Les bienfaits des groupements de commandes
L'Igas met aussi en avant les bienfaits des achats réalisés en commun par les deux partenaires. Des achats aujourd'hui encore très limités. "La mission a observé que les achats conjoints étaient très rarement pratiqués, soit parce que les besoins non couverts par les accords-cadres l'étaient par le programme régional de formation du conseil régional, soit que des achats réalisés en interne étaient jugés plus simples et plus rapides", souligne ainsi le rapport. "De plus, la crainte de 'perdre la main' et de se voir imposer des choix par le conseil régional a régulièrement été exprimée." L'exemple de la région Rhône-Alpes, qui dès 2008 s'est lancée dans ce type de groupement de commandes, est mis en valeur. La nouvelle convention signée dans cette région en 2011 renouvelle l'expérience pour la période 2012-2014. L'Igas y voit de nombreux avantages : simplification des tâches administratives, incitation à utiliser le même dispositif d'information et de prescription de l'offre de formation régionale, meilleure articulation dans la définition et la mise en œuvre de la politique de formation, plus grande clarté et lisibilité de la stratégie des pouvoirs publics dans ce domaine, plus grande réactivité… Face à ces points positifs, l'Igas préconise de développer cette forme de partenariats régionaux sous forme de groupements de commandes, "soit pour couvrir la totalité des besoins régionaux, comme en Rhône-Alpes, soit sur une partie de l'offre, non couverte par les accords-cadres".
L'Igas pointe par ailleurs des procédures et outils de prescription encore souvent artisanaux. "Dans certaines régions (en Rhône-Alpes, et potentiellement Poitou-Charentes dans un avenir proche), des systèmes d'information permettent déjà d'avoir accès à l'offre des différents financeurs et de prescrire en ligne des formations. Dans d'autres, au contraire, les conseillers sont contraints d'utiliser plusieurs outils ou fichiers Excel mis à leur disposition, sans aucune visibilité sur les disponibilités actualisées", détaille le rapport. Les auteurs proposent de généraliser la mise en place d'un système d'information permettant la connaissance de l'offre de formation (tous financeurs confondus) et la prescription en ligne par Pôle emploi et ses cotraitants.

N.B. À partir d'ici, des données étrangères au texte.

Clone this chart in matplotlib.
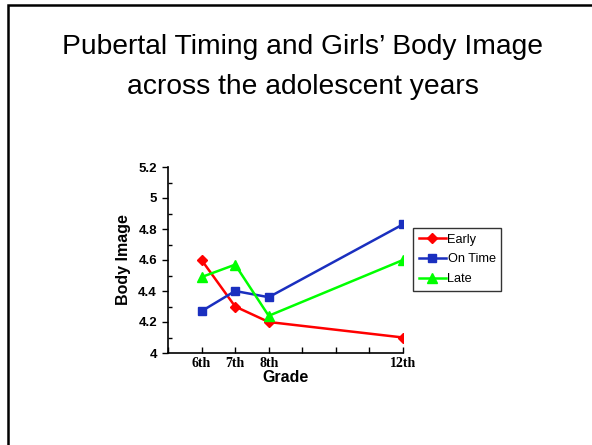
import matplotlib
matplotlib.use("Agg")
import matplotlib.pyplot as plt
from matplotlib.patches import Rectangle
from matplotlib.ticker import MultipleLocator

grades = [6, 7, 8, 12]
grade_labels = ["6th", "7th", "8th", "12th"]
early = [4.60, 4.30, 4.20, 4.10]
on_time = [4.27, 4.40, 4.36, 4.83]
late = [4.49, 4.57, 4.24, 4.60]

fig = plt.figure(figsize=(5.92, 4.45), dpi=100)
fig.patch.set_facecolor("white")

# slide border (cropped on right/bottom)
fig.add_artist(Rectangle((7.5 / 592, -0.1), 1.2, (445 - 5.5) / 445 + 0.1,
                         transform=fig.transFigure, fill=False,
                         edgecolor="black", linewidth=1.8))

fig.text(303 / 592, 1 - 54 / 445, "Pubertal Timing and Girls’ Body Image",
         ha="center", va="baseline", fontsize=20.3, family="Liberation Sans")
fig.text(303 / 592, 1 - 94 / 445, "across the adolescent years",
         ha="center", va="baseline", fontsize=20.3, family="Liberation Sans")

ax = fig.add_axes([168 / 592, 1 - 353 / 445, (403 - 168) / 592, (353 - 167) / 445])
ax.plot(grades, early, color="#ff0000", marker="D", markersize=5.5, lw=1.8, label="Early")
ax.plot(grades, on_time, color="#1a2fbf", marker="s", markersize=6, lw=1.8, label="On Time")
ax.plot(grades, late, color="#00ff00", marker="^", markersize=7.5, lw=1.8, label="Late")

ax.set_xlim(5, 12)
ax.set_ylim(4, 5.2)
for s in ["top", "right"]:
    ax.spines[s].set_visible(False)
ax.spines["left"].set_linewidth(1.2)
ax.spines["bottom"].set_linewidth(1.2)
ax.set_xticks([5, 6, 7, 8, 9, 10, 11, 12])
ax.set_xticklabels(["", "6th", "7th", "8th", "", "", "", "12th"],
                   family="Liberation Serif", fontweight="bold", fontsize=10)
ax.tick_params(axis="x", direction="in", length=4, width=1, pad=3)
ax.yaxis.set_minor_locator(MultipleLocator(0.1))
ax.set_yticks([4, 4.2, 4.4, 4.6, 4.8, 5, 5.2])
ax.set_yticklabels(["4", "4.2", "4.4", "4.6", "4.8", "5", "5.2"],
                   family="Liberation Sans", fontweight="bold", fontsize=9.5)
ax.tick_params(axis="y", which="major", direction="out", length=4, width=1, pad=4)
ax.tick_params(axis="y", which="minor", direction="in", length=3, width=1)
ax.set_xlabel("Grade", family="Liberation Sans", fontweight="bold", fontsize=11.5, labelpad=0)
ax.set_ylabel("Body Image", family="Liberation Sans", fontweight="bold", fontsize=11.5, labelpad=5)

leg = fig.legend(loc="upper left", bbox_to_anchor=(413 / 592, 1 - 228 / 445),
                 frameon=True, fancybox=False, edgecolor="black",
                 prop={"family": "Liberation Sans", "size": 9.2},
                 handlelength=2.1, handletextpad=0.15, borderpad=0.45,
                 labelspacing=0.6, borderaxespad=0)
leg.get_frame().set_linewidth(1.0)

fig.savefig("out.png", dpi=100)
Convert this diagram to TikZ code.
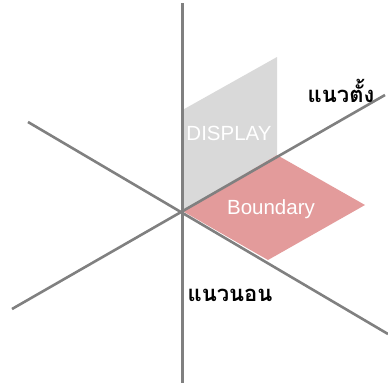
\documentclass[tikz,border=0pt]{standalone}
\usepackage{fontspec}
\setmainfont{Liberation Sans}
\newfontfamily\thaifont[Script=Thai]{Loma}
\usetikzlibrary{positioning}
\definecolor{axisgray}{HTML}{808080}
\definecolor{panelgray}{HTML}{D9D9D9}
\definecolor{panelpink}{HTML}{E39B9B}

\begin{document}
\begin{tikzpicture}[
  x=1pt,y=-1pt,
  axis/.style={draw=axisgray,line width=2.6pt},
  paneltext/.style={text=white,font=\fontsize{20.5}{24}\selectfont,inner sep=0pt},
  thaitext/.style={text=black,font=\thaifont\bfseries\fontsize{22}{26}\selectfont,inner sep=0pt}]
  \useasboundingbox(0,0)rectangle(388,383);
  % corners
  \coordinate(O) at(182.5,211);
  \coordinate(Dt) at(182.5,110);
  \coordinate(Dr) at(277,57);
  \coordinate(Dm) at(277,155);
  \coordinate(Br) at(365,205);
  \coordinate(Bb) at(268,260);
  % axis ends
  \coordinate(Vt) at(182.5,3);
  \coordinate(Vb) at(182.5,383);
  \coordinate(Ll) at(12,309);
  \coordinate(Lr) at(385,95);
  \coordinate(Ml) at(28,122);
  \coordinate(Mr) at(388,334);
  \fill[panelgray](O)--(Dt)--(Dr)--(Dm)--cycle;
  \fill[panelpink](O)--(Dm)--(Br)--(Bb)--cycle;
  \draw[axis](Vt)--(Vb);
  \draw[axis](Ll)--(Lr);
  \draw[axis](Ml)--(Mr);
  \node[paneltext](display) at(229,133){DISPLAY};
  \node[paneltext](boundary) at(271,209){Boundary};
  \node[thaitext](vert) at(341,91){แนวตั้ง};
  \node[thaitext](horiz) at(230,295){แนวนอน};
\end{tikzpicture}
\end{document}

Enfin, l'Igas estime que le pilotage et le suivi de l'exécution des marchés pourraient être professionnalisés. "Des gains de productivité pourraient être dégagés dans le suivi administratif des stagiaires et des organismes de formation, signale ainsi le rapport, la mise en place de 'plateformes formation' chargées d'assurer les fonctions de 'back office' (inscription, rémunération, récupération des attestations, etc.) devrait être généralisée afin d'alléger la charge de travail des conseillers sur le plan administratif."